Keyword: trkFitType, allowed options are:
All Store track fits for all stable particle mass hypotheses
any of Electron, Muon, Pion, Kaon, Proton Store the track fits for any of the specified particle types
BtaCandidate Store track fits specified by the type of the track-based BtaCandidates being stored

Keyword: trkFitStorage, allowed options are:
ZAxis Store track fits at the point of closest approach to the z axis
CandPoint Store track fits at the point of closest approach to the BtaCandidate production vertex
None Don't store track fits (usable only when storing the full mini and reading back in refit mode)
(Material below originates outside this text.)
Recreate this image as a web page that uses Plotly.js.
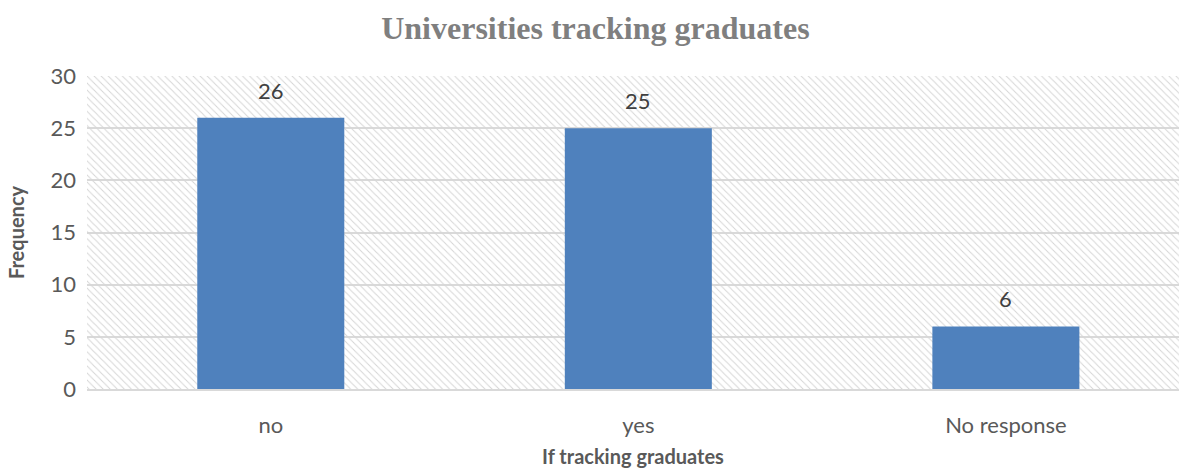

Keyword: cluster, allowed options are:
any of Esd, Aod, Tru, Tag, Cnd Cluster the specified components into their own file, e.g., cluster={Esd, Aod}. By default, all components are clustered into the same file

The default is to cache nothing. All the options above all cumulable. That is, all possible combinations of the options can be passed as a tcl list. For example, one can do

lappend cndOptions "cndStoreOpt=CompositeVtx"
lappend cndOptions "cndStoreOpt=RecoP4"
lappend cndOptions "cndStoreOpt=CompositeP4"
lappend cndOptions "cndStoreOpt=Pion pi+ pi- p4"
lappend cndOptions "cndStoreOpt=Kaon K+  K-  p4"
lappend cndOptions "cndStoreOpt=Proton   p+  anti-p- p4"
lappend cndOptions "cndStoreOpt=B0   B0  anti-B0 p4 vtx"
lappend cndOptions "cndStoreOpt=D0   D0  anti-D0 p4 vtx"
lappend cndOptions "trkFitType=All"
lappend cndOptions "trkFitStorage=CandPoint"

... ...
runSkim	<stream> <package> 
            [outputColl] [components]
            [cndLists] [cndUsrData] [eventUsrData] 
            $cndOptions

FAQ

Q: Why should I use two different files, one for general production configuration and another one for my Physics Analysis configuration? I want to put everything in a single file!

A: It separates configuration aspects common to all the analysis in the area of interest of the package from your analysis-specific configurations.
For example, you may have more than one analysis using the same package thar may share the some tools and scripts. Or you may have different configurations for the same analysis, and you can switch from one to without modifying the existing configurations.